Start of Dataset section

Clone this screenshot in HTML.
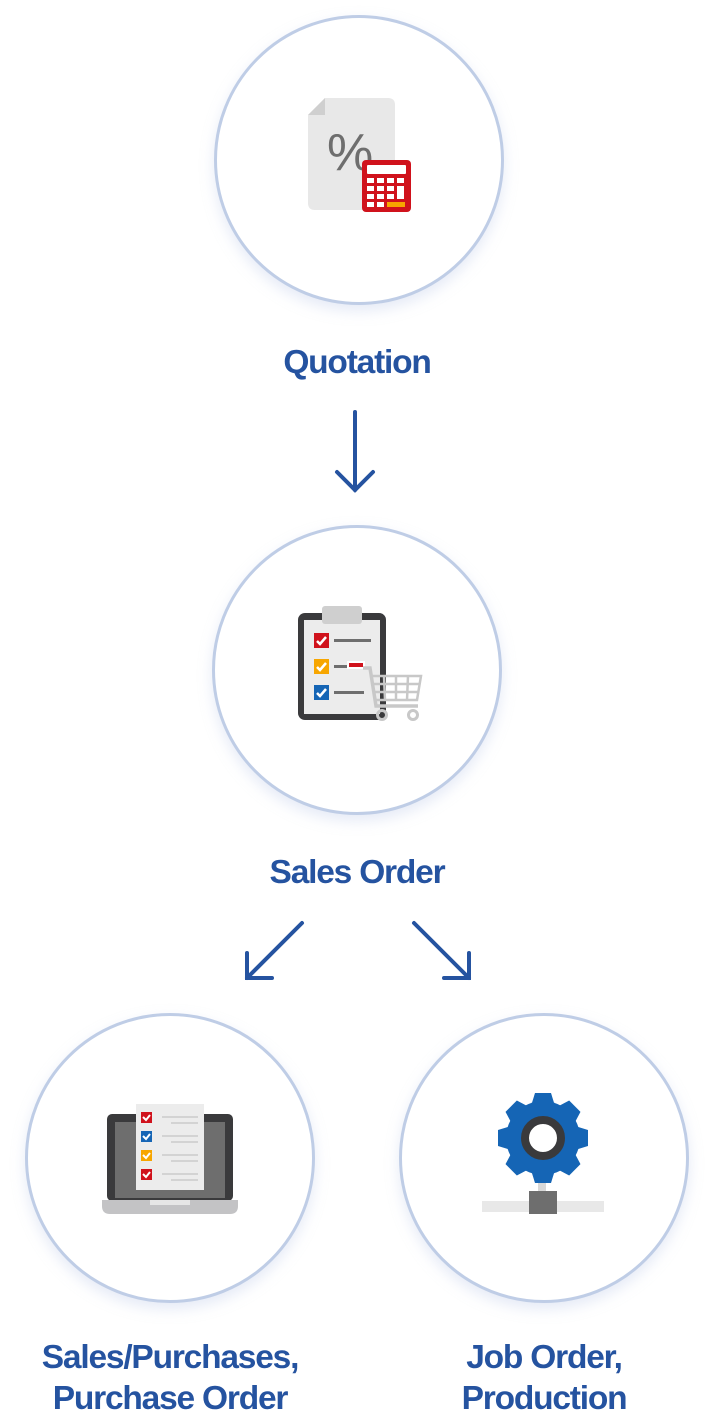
<!DOCTYPE html>
<html><head><style>
html,body{margin:0;padding:0;background:#fff;}
body{width:714px;height:1414px;position:relative;overflow:hidden;font-family:"Liberation Sans",sans-serif;}
.c{position:absolute;width:284px;height:284px;border-radius:50%;border:3px solid #bfcde6;background:#fff;box-shadow:0 6px 14px rgba(180,195,230,0.35);}
.t{position:absolute;color:#2553a0;font-weight:bold;font-size:33.5px;letter-spacing:-1.2px;text-align:center;line-height:41px;}
svg{position:absolute;left:0;top:0;}
</style></head><body>
<div class="c" style="left:214px;top:15px"></div>
<div class="c" style="left:212px;top:525px"></div>
<div class="c" style="left:25px;top:1013px"></div>
<div class="c" style="left:399px;top:1013px"></div>
<div class="t" style="left:200px;width:314px;top:342px">Quotation</div>
<div class="t" style="left:200px;width:314px;top:852px">Sales Order</div>
<div class="t" style="left:0px;width:340px;top:1337px">Sales/Purchases,<br>Purchase Order</div>
<div class="t" style="left:384px;width:320px;top:1337px">Job Order,<br>Production</div>
<svg width="714" height="1414">
<g stroke="#2553a0" stroke-width="4" fill="none" stroke-linecap="round">
<line x1="355" y1="412" x2="355" y2="490"/><polyline points="337,472 355,490 373,472"/>
<line x1="302" y1="923" x2="247" y2="978"/><polyline points="247,953 247,978 272,978"/>
<line x1="414" y1="923" x2="469" y2="978"/><polyline points="444,978 469,978 469,953"/>
</g>
<!-- quotation icon -->
<path d="M325,98 H388 Q395,98 395,105 V203 Q395,210 388,210 H315 Q308,210 308,203 V115 Z" fill="#e8e8e8"/>
<path d="M325,98 V115 H308 Z" fill="#cfcfcf"/>
<text x="327" y="170" font-size="52" fill="#6e6e6e" font-family="Liberation Sans">%</text>
<rect x="362" y="160" width="49" height="52" rx="4" fill="#d0121c"/>
<rect x="367" y="165" width="39" height="9" rx="1" fill="#fff"/>
<g fill="#fff"><rect x="367" y="178" width="7" height="5"/><rect x="377" y="178" width="7" height="5"/><rect x="387" y="178" width="7" height="5"/><rect x="397" y="178" width="7" height="5"/>
<rect x="367" y="186" width="7" height="5"/><rect x="377" y="186" width="7" height="5"/><rect x="387" y="186" width="7" height="5"/><rect x="397" y="186" width="7" height="13"/>
<rect x="367" y="194" width="7" height="5"/><rect x="377" y="194" width="7" height="5"/><rect x="387" y="194" width="7" height="5"/>
<rect x="367" y="202" width="7" height="5"/><rect x="377" y="202" width="7" height="5"/></g>
<rect x="387" y="202" width="18" height="5" fill="#f7a600"/>
<!-- sales order icon -->
<rect x="298" y="613" width="88" height="107" rx="7" fill="#3a3a3c"/>
<rect x="304" y="620" width="76" height="94" fill="#ececec"/>
<rect x="322" y="606" width="40" height="18" rx="3" fill="#cfcfcf"/>
<rect x="314" y="633" width="15" height="15" fill="#d0121c"/>
<rect x="314" y="659" width="15" height="15" fill="#f7a600"/>
<rect x="314" y="685" width="15" height="15" fill="#1565b5"/>
<g stroke="#fff" stroke-width="2.5" fill="none"><polyline points="317,641 320,644 326,637"/><polyline points="317,667 320,670 326,663"/><polyline points="317,693 320,696 326,689"/></g>
<g fill="#6e6e6e"><rect x="334" y="639" width="37" height="3"/><rect x="334" y="665" width="14" height="3"/><rect x="334" y="691" width="30" height="3"/></g>
<rect x="348" y="662" width="16" height="6" fill="#d0121c" stroke="#fff" stroke-width="2"/>
<path d="M363,668 H370 L376,706 H418" stroke="#c8c8c8" stroke-width="3.5" fill="none"/>
<g stroke="#c8c8c8" stroke-width="2.5" fill="none"><path d="M372,676 H421 L417,700 H375"/><line x1="373" y1="684" x2="420" y2="684"/><line x1="374" y1="692" x2="419" y2="692"/><line x1="384" y1="676" x2="385" y2="700"/><line x1="396" y1="676" x2="396" y2="700"/><line x1="408" y1="676" x2="407" y2="700"/></g>
<circle cx="382" cy="715" r="4.5" fill="none" stroke="#c8c8c8" stroke-width="3"/><circle cx="413" cy="715" r="4.5" fill="none" stroke="#c8c8c8" stroke-width="3"/>
<!-- laptop icon -->
<rect x="107" y="1114" width="126" height="87" rx="5" fill="#3a3a3c"/>
<rect x="115" y="1122" width="110" height="76" fill="#6e6e6e"/>
<path d="M102,1200 H238 V1206 Q238,1214 230,1214 H110 Q102,1214 102,1206 Z" fill="#c3c3c5"/>
<rect x="150" y="1200" width="40" height="5" fill="#e6e6e6"/>
<rect x="136" y="1104" width="68" height="86" fill="#ececec"/>
<g><rect x="141" y="1112" width="11" height="11" fill="#d0121c"/><rect x="141" y="1131" width="11" height="11" fill="#1565b5"/><rect x="141" y="1150" width="11" height="11" fill="#f7a600"/><rect x="141" y="1169" width="11" height="11" fill="#d0121c"/></g>
<g stroke="#fff" stroke-width="2" fill="none"><polyline points="143,1117 146,1120 150,1115"/><polyline points="143,1136 146,1139 150,1134"/><polyline points="143,1155 146,1158 150,1153"/><polyline points="143,1174 146,1177 150,1172"/></g>
<g fill="#d3d3d3"><rect x="162" y="1116" width="36" height="2"/><rect x="171" y="1122" width="27" height="2"/><rect x="162" y="1135" width="36" height="2"/><rect x="171" y="1141" width="27" height="2"/><rect x="162" y="1154" width="36" height="2"/><rect x="171" y="1160" width="27" height="2"/><rect x="162" y="1173" width="36" height="2"/><rect x="171" y="1179" width="27" height="2"/></g>
<!-- gear icon -->
<rect x="482" y="1201" width="122" height="11" fill="#e8e8e8"/>
<rect x="538" y="1182" width="8" height="12" fill="#d8d8d8"/>
<rect x="529" y="1191" width="28" height="23" fill="#6e6e6e"/>
<g fill="#1565b5" transform="translate(543,1138)">
<circle r="37"/>
<g id="tt"><path d="M-12,-32 L-8,-45 H8 L12,-32 Z"/></g>
<use href="#tt" transform="rotate(45)"/><use href="#tt" transform="rotate(90)"/><use href="#tt" transform="rotate(135)"/><use href="#tt" transform="rotate(180)"/><use href="#tt" transform="rotate(225)"/><use href="#tt" transform="rotate(270)"/><use href="#tt" transform="rotate(315)"/>
</g>
<circle cx="543" cy="1138" r="18" fill="#fff" stroke="#3a3a3c" stroke-width="8"/>
</svg>
</body></html>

End of Dataset section

— Exercise requirements —
Make an exact copy of the listing above. Do not include the pictures.

— Full solution —
Clone this screenshot in HTML.
<!DOCTYPE html>
<html><head><style>
html,body{margin:0;padding:0;background:#fff;}
body{width:714px;height:1414px;position:relative;overflow:hidden;font-family:"Liberation Sans",sans-serif;}
.c{position:absolute;width:284px;height:284px;border-radius:50%;border:3px solid #bfcde6;background:#fff;box-shadow:0 6px 14px rgba(180,195,230,0.35);}
.t{position:absolute;color:#2553a0;font-weight:bold;font-size:33.5px;letter-spacing:-1.2px;text-align:center;line-height:41px;}
svg{position:absolute;left:0;top:0;}
</style></head><body>
<div class="c" style="left:214px;top:15px"></div>
<div class="c" style="left:212px;top:525px"></div>
<div class="c" style="left:25px;top:1013px"></div>
<div class="c" style="left:399px;top:1013px"></div>
<div class="t" style="left:200px;width:314px;top:342px">Quotation</div>
<div class="t" style="left:200px;width:314px;top:852px">Sales Order</div>
<div class="t" style="left:0px;width:340px;top:1337px">Sales/Purchases,<br>Purchase Order</div>
<div class="t" style="left:384px;width:320px;top:1337px">Job Order,<br>Production</div>
<svg width="714" height="1414">
<g stroke="#2553a0" stroke-width="4" fill="none" stroke-linecap="round">
<line x1="355" y1="412" x2="355" y2="490"/><polyline points="337,472 355,490 373,472"/>
<line x1="302" y1="923" x2="247" y2="978"/><polyline points="247,953 247,978 272,978"/>
<line x1="414" y1="923" x2="469" y2="978"/><polyline points="444,978 469,978 469,953"/>
</g>
<!-- quotation icon -->
<path d="M325,98 H388 Q395,98 395,105 V203 Q395,210 388,210 H315 Q308,210 308,203 V115 Z" fill="#e8e8e8"/>
<path d="M325,98 V115 H308 Z" fill="#cfcfcf"/>
<text x="327" y="170" font-size="52" fill="#6e6e6e" font-family="Liberation Sans">%</text>
<rect x="362" y="160" width="49" height="52" rx="4" fill="#d0121c"/>
<rect x="367" y="165" width="39" height="9" rx="1" fill="#fff"/>
<g fill="#fff"><rect x="367" y="178" width="7" height="5"/><rect x="377" y="178" width="7" height="5"/><rect x="387" y="178" width="7" height="5"/><rect x="397" y="178" width="7" height="5"/>
<rect x="367" y="186" width="7" height="5"/><rect x="377" y="186" width="7" height="5"/><rect x="387" y="186" width="7" height="5"/><rect x="397" y="186" width="7" height="13"/>
<rect x="367" y="194" width="7" height="5"/><rect x="377" y="194" width="7" height="5"/><rect x="387" y="194" width="7" height="5"/>
<rect x="367" y="202" width="7" height="5"/><rect x="377" y="202" width="7" height="5"/></g>
<rect x="387" y="202" width="18" height="5" fill="#f7a600"/>
<!-- sales order icon -->
<rect x="298" y="613" width="88" height="107" rx="7" fill="#3a3a3c"/>
<rect x="304" y="620" width="76" height="94" fill="#ececec"/>
<rect x="322" y="606" width="40" height="18" rx="3" fill="#cfcfcf"/>
<rect x="314" y="633" width="15" height="15" fill="#d0121c"/>
<rect x="314" y="659" width="15" height="15" fill="#f7a600"/>
<rect x="314" y="685" width="15" height="15" fill="#1565b5"/>
<g stroke="#fff" stroke-width="2.5" fill="none"><polyline points="317,641 320,644 326,637"/><polyline points="317,667 320,670 326,663"/><polyline points="317,693 320,696 326,689"/></g>
<g fill="#6e6e6e"><rect x="334" y="639" width="37" height="3"/><rect x="334" y="665" width="14" height="3"/><rect x="334" y="691" width="30" height="3"/></g>
<rect x="348" y="662" width="16" height="6" fill="#d0121c" stroke="#fff" stroke-width="2"/>
<path d="M363,668 H370 L376,706 H418" stroke="#c8c8c8" stroke-width="3.5" fill="none"/>
<g stroke="#c8c8c8" stroke-width="2.5" fill="none"><path d="M372,676 H421 L417,700 H375"/><line x1="373" y1="684" x2="420" y2="684"/><line x1="374" y1="692" x2="419" y2="692"/><line x1="384" y1="676" x2="385" y2="700"/><line x1="396" y1="676" x2="396" y2="700"/><line x1="408" y1="676" x2="407" y2="700"/></g>
<circle cx="382" cy="715" r="4.5" fill="none" stroke="#c8c8c8" stroke-width="3"/><circle cx="413" cy="715" r="4.5" fill="none" stroke="#c8c8c8" stroke-width="3"/>
<!-- laptop icon -->
<rect x="107" y="1114" width="126" height="87" rx="5" fill="#3a3a3c"/>
<rect x="115" y="1122" width="110" height="76" fill="#6e6e6e"/>
<path d="M102,1200 H238 V1206 Q238,1214 230,1214 H110 Q102,1214 102,1206 Z" fill="#c3c3c5"/>
<rect x="150" y="1200" width="40" height="5" fill="#e6e6e6"/>
<rect x="136" y="1104" width="68" height="86" fill="#ececec"/>
<g><rect x="141" y="1112" width="11" height="11" fill="#d0121c"/><rect x="141" y="1131" width="11" height="11" fill="#1565b5"/><rect x="141" y="1150" width="11" height="11" fill="#f7a600"/><rect x="141" y="1169" width="11" height="11" fill="#d0121c"/></g>
<g stroke="#fff" stroke-width="2" fill="none"><polyline points="143,1117 146,1120 150,1115"/><polyline points="143,1136 146,1139 150,1134"/><polyline points="143,1155 146,1158 150,1153"/><polyline points="143,1174 146,1177 150,1172"/></g>
<g fill="#d3d3d3"><rect x="162" y="1116" width="36" height="2"/><rect x="171" y="1122" width="27" height="2"/><rect x="162" y="1135" width="36" height="2"/><rect x="171" y="1141" width="27" height="2"/><rect x="162" y="1154" width="36" height="2"/><rect x="171" y="1160" width="27" height="2"/><rect x="162" y="1173" width="36" height="2"/><rect x="171" y="1179" width="27" height="2"/></g>
<!-- gear icon -->
<rect x="482" y="1201" width="122" height="11" fill="#e8e8e8"/>
<rect x="538" y="1182" width="8" height="12" fill="#d8d8d8"/>
<rect x="529" y="1191" width="28" height="23" fill="#6e6e6e"/>
<g fill="#1565b5" transform="translate(543,1138)">
<circle r="37"/>
<g id="tt"><path d="M-12,-32 L-8,-45 H8 L12,-32 Z"/></g>
<use href="#tt" transform="rotate(45)"/><use href="#tt" transform="rotate(90)"/><use href="#tt" transform="rotate(135)"/><use href="#tt" transform="rotate(180)"/><use href="#tt" transform="rotate(225)"/><use href="#tt" transform="rotate(270)"/><use href="#tt" transform="rotate(315)"/>
</g>
<circle cx="543" cy="1138" r="18" fill="#fff" stroke="#3a3a3c" stroke-width="8"/>
</svg>
</body></html>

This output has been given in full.